President of the University of Bahrain
- In office 2016–2021

Secretary General of the Higher Education Council
- In office 2011–2016

Personal details
- Education: PhD in Biochemistry, University of Houston BSc in Biology, University of Houston
- Occupation: Professor of Biochemistry and Biotechnology from Arabian Gulf University, from 1985 - 2011
- Awards: 2011 - Medal of Highest Distinction by His Majesty King Hamad bin Isa Al Khalifa 1997 - Award for Bahrain Pioneers of the 20th Century by His Highness Shaikh Isa bin Salman Al Khalifa, the late Amir of Bahrain 1974, 1979 and 1984 - Award of Distinction by His Highness Shaikh Isa bin Salman Al Khalifa, the late Amir of Bahrain

= Riyad Hamzah =

Bahraini academic

Riyad Yousif Hamzah (رياض يوسف حمزة) is an internationally recognized Bahraini academic that has led several higher education institutions and is a leading Professor of Biotechnology. He currently serves as the President of the Royal University for Women, and previously served as the seventh President of the University of Bahrain.

==Early life and education==
Hamzah received his PhD in Biochemistry (Enzymology emphasis) from the University of Houston in 1984.

==Career==
In 1985, Hamzah joined Arabian Gulf University (AGU) in Manama, the capital of his homeland, where he would go on to hold many leadership positions, including Director-General for Financial and Administrative Affairs from 1986 to 1994. In 1987, he established the AGU Biotechnology Program, the first in the Arab world.
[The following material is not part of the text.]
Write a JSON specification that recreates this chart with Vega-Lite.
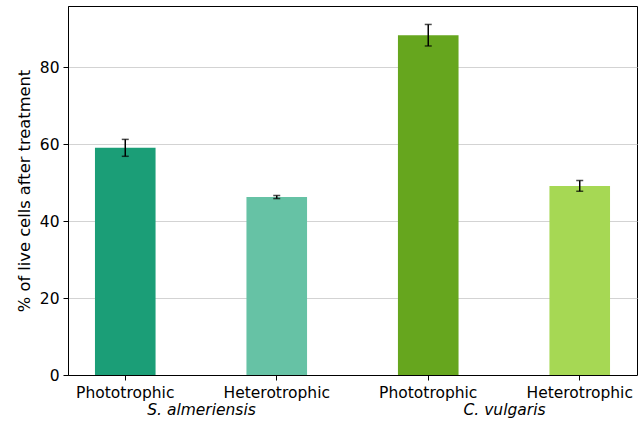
{
  "$schema": "https://vega.github.io/schema/vega-lite/v6.json",
  "width": 569,
  "height": 369,
  "autosize": {"type": "none"},
  "padding": {"left": 68, "top": 6, "right": 5, "bottom": 46},
  "config": {
    "font": "DejaVu Sans",
    "view": {"stroke": "black", "strokeWidth": 1},
    "axis": {
      "labelFont": "DejaVu Sans",
      "titleFont": "DejaVu Sans",
      "labelFontSize": 15.5,
      "titleFontSize": 16.3,
      "titleFontWeight": "normal",
      "labelColor": "black",
      "titleColor": "black",
      "domainColor": "black",
      "domainWidth": 1,
      "tickColor": "black",
      "tickSize": 5,
      "tickWidth": 1,
      "gridColor": "#d3d3d3",
      "gridWidth": 1
    }
  },
  "data": {
    "values": [
      {"id": "S. almeriensis|Phototrophic", "species": "S. almeriensis", "mode": "Phototrophic", "value": 59.1, "err": 2.2},
      {"id": "S. almeriensis|Heterotrophic", "species": "S. almeriensis", "mode": "Heterotrophic", "value": 46.3, "err": 0.4},
      {"id": "C. vulgaris|Phototrophic", "species": "C. vulgaris", "mode": "Phototrophic", "value": 88.4, "err": 2.8},
      {"id": "C. vulgaris|Heterotrophic", "species": "C. vulgaris", "mode": "Heterotrophic", "value": 49.2, "err": 1.4}
    ]
  },
  "layer": [
    {
      "encoding": {
        "x": {
          "field": "id",
          "type": "nominal",
          "sort": ["S. almeriensis|Phototrophic", "S. almeriensis|Heterotrophic", "C. vulgaris|Phototrophic", "C. vulgaris|Heterotrophic"],
          "scale": {"type": "band", "paddingInner": 0.6, "paddingOuter": 0.178},
          "axis": {
            "title": null,
            "labelAngle": 0,
            "labelPadding": 5,
            "grid": false,
            "labelExpr": "split(datum.label, '|')[1]"
          }
        },
        "y": {
          "field": "value",
          "type": "quantitative",
          "scale": {"domain": [0, 96], "nice": false},
          "axis": {
            "title": "% of live cells after treatment",
            "values": [0, 20, 40, 60, 80],
            "grid": true,
            "labelPadding": 4,
            "titlePadding": 7
          }
        }
      },
      "layer": [
        {
          "mark": {"type": "bar"},
          "encoding": {
            "color": {
              "field": "id",
              "type": "nominal",
              "scale": {
                "domain": ["S. almeriensis|Phototrophic", "S. almeriensis|Heterotrophic", "C. vulgaris|Phototrophic", "C. vulgaris|Heterotrophic"],
                "range": ["#1b9e77", "#66c2a5", "#66a61e", "#a6d854"]
              },
              "legend": null
            }
          }
        },
        {
          "mark": {
            "type": "errorbar",
            "ticks": {"size": 7, "thickness": 1.5, "color": "black"},
            "rule": {"strokeWidth": 1.5, "color": "black"}
          },
          "encoding": {
            "y": {"field": "value", "type": "quantitative"},
            "yError": {"field": "err"}
          }
        }
      ]
    },
    {
      "mark": {"type": "text", "text": ""},
      "encoding": {
        "x": {
          "field": "species",
          "type": "nominal",
          "sort": ["S. almeriensis", "C. vulgaris"],
          "scale": {"type": "point", "padding": 0.439},
          "axis": {
            "orient": "bottom",
            "title": null,
            "domain": false,
            "ticks": false,
            "tickSize": 0,
            "grid": false,
            "labelAngle": 0,
            "labelPadding": 27,
            "labelFontStyle": "italic"
          }
        }
      }
    }
  ],
  "resolve": {"scale": {"x": "independent"}, "axis": {"x": "independent"}}
}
He was appointed Dean of the Faculty of Applied Sciences in 1990, serving in that office until 1994. He was then promoted to the Vice-Presidency of AGU, an office he held from 1994 to 2005.

In 1995, Hamzah was appointed AGU's Professor of Environmental Biotechnology. He would also be appointed to the Higher Education Council, a division of the Ministry of Education. In 2011, King Hamad bin Isa Al Khalifa appointed him Secretary-General of the council, a position tantamount to Undersecretary at the Ministry.

Hamzah's research focuses on biotech applications, including the biodegradation of chemical pollutants (particularly petroleum and its derivatives) and bacterial sulfur removal. He has supervised many master's and doctoral dissertations and has published many scientific papers in international and regional scientific journals. He has organized and participated in numerous regional and international conferences, sometimes giving lectures there.

King Hamad issued Decree No. 20 in 2016, appointing Hamzah President of the University of Bahrain for a four-year term. In 2018, the Business Incubator Centre was founded to help students, employees, and partners start their own businesses rather than relying on jobs in institutions, ministries, and companies. He described the launch as follows:

Today we all celebrate this center, which is a starting point for private projects based on scientific and administrative studies, crystallized for a new future full of ambition, achievement, and innovation for entrepreneurs.

==Publications==
He co-edited the 2001 book, التخطيط الوطني للتنوع البيولوجي في الوطن العربي (“National Biodiversity Planning in the Arab World”).